Hot Borneo

Melalui Restorative Justice, Kasus Pencurian Kotak Wakaf Masjid di Tamban Batola Ditutup

apahabar.com, MARABAHAN – Diinisiasi Polres Barito Kuala melalui restorative justice, kasus pencurian kotak wakaf Masjid Nurul…

Featured-Image
Proses restorative justice di Sat Reskrim Polres Barito Kuala atas kasus pencurian kotak wakaf Masjid Nurul Islam. Foto: Humas Polres Batola

bakabar.com, MARABAHAN – Diinisiasi Polres Barito Kuala melalui restorative justice, kasus pencurian kotak wakaf Masjid Nurul Islam di Kecamatan Tamban resmi ditutup.

Pencurian di kawasan Desa Jelapat 1 tersebut terjadi 6 Juli 2022, sekitar pukul 03.10 Wita. Diketahui kotak wakaf yang digondol berisi uang sekitar Rp1 juta.

Selanjutnya pencurian itu dilaporkan Pengurus Masjid Nurul Islam melalui Kepala Desa Jelapat 1 ke Polsek Tamban.

Setelah dilakukan penyelidikan, polisi mengantongi identintas lima pelaku berinisial AS (19), ES (18), M (22), FR (28) serta seorang laki-laki di bawah umur. Semuanya merupakan warga desa setempat.

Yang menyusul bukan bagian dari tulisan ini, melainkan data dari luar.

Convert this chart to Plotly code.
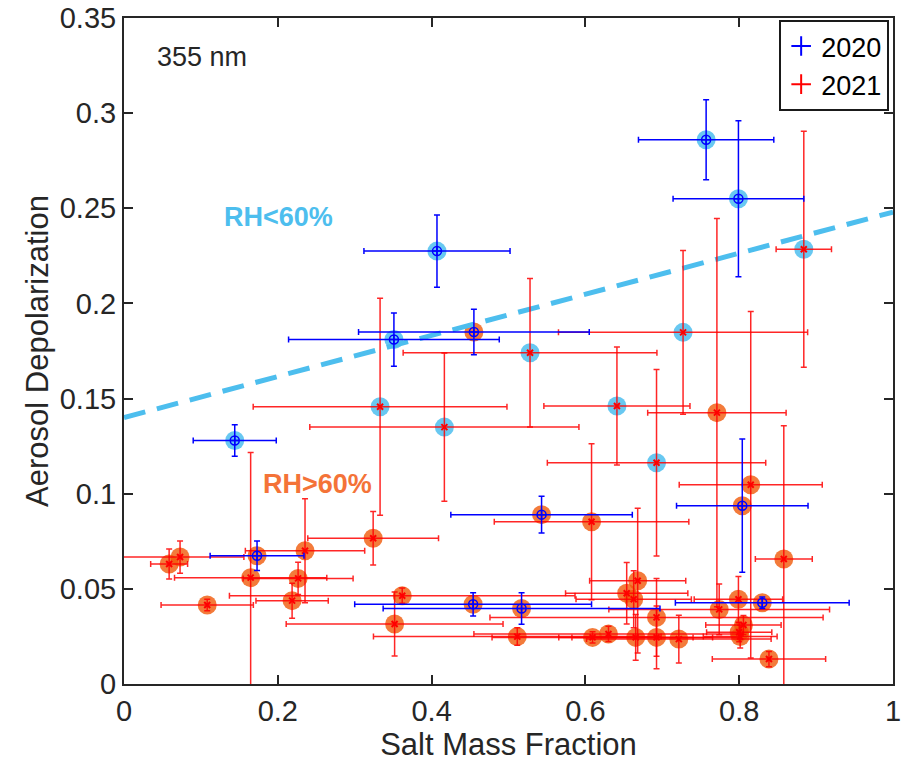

Kemudian 27 Juli 2022, polisi berhasil menangkap AS di Banjarbaru. Dalam waktu bersamaan, seorang pelaku yang masih di bawah umur juga diamankan di Tamban.

Kasus tersebut terus berproses di kepolisian, sampai akhirnya pelaku ES, M dan FR menyerahkan diri sejak 12 Agustus 2022.

Belakangan atas berbagai pertimbangan aparat desa, pengurus masjid maupun tokoh agama setempat, bersedia membuka jalan damai untuk semua pelaku.

Setelah pihak pelapor bertemu Kapolres AKBP Diaz Sasongko, Senin (22/8), Sat Reskrim pun melakukan proses restorative justice. Sebelumnya pelaku juga telah mengembalikan uang yang dicuri.

“Pelaksanaan restorative justice ini seusai Peraturan Kepolisian Nomor 8 Tahun 2021 tentang Penanganan Tindak Pidana Berdasarkan Keadilan Restoratif,” papar Kapolres AKBP Diaz Sasongko melalui Kasat Reskrim AKP Setiawan Malik.

“Artinya penegakan hukum tidak melulu dilakukan secara normatif, tapi juga secara restoratif. Selain memberikan kepastian hukum, restorative justice memiliki aspek keadilan dan kemanfaatan,” imbuhnya.

Di sisi lain, sejumlah persyaratan juga sudah dipenuhi sebagaimana termuat dalam Pasal 5 Peraturan Kepolisian Nomor 8 Tahun 2021.

“Adapun syarat tersebut tidak menimbulkan keresahan atau penolakan dari masyarakat dengan upaya restorative justice,” tambah Kanit 1 Sat Reskrim Aipda Firma Silalahi.

“Juga tidak berdampak konflik sosial, tak berpotensi memecah belah bangsa, serta tidak bersifat radikalisme dan separatisme. Mereka juga bukan residivis berdasarkan putusan pengadilan, serta tak terkait terorisme dan korupsi,” tambahnya.

Sekalipun diselesaikan di luar pengadilan, pelaku akan berlabel residivis kalau seandainya melakukan tindak pidana lagi.

Sementara Kepala Desa Jelapat 1, H Hanafi, menjelaskan bahwa keputusan restorative justice diambil atas pertimbangan keadaan ekonomi keluarga pelaku.

“Sebagian besar sudah tidak memiliki orang tua lengkap lantaran meninggal atau bercerai, serta belum mempunyai pekerjaan tetap. Juga seorang di antaranya masih di bawah umur,” papar Hanafi.

“Sejatinya mereka anak-anak baik. Bahkan seorang di antaranya sedang bekerja di pendulangan, tapi pulang ke Jelapat karena sang ibu sakit,” tambahnya.

Ketua Pengurus Majelis Ulama Indonesia (MUI) Tamban, H Gazali Apsan, juga meyakini restorative justice membantu pelaku agar menjadi lebih baik.

“Kami yakin mereka masih bisa dibina. Kalau kemudian melakukan pencurian, semuanya karena disebabkan desakan dan keterpaksaan. Mudahan setelah dimaafkan, mereka menjadi lebih baik,” tandas Gazali.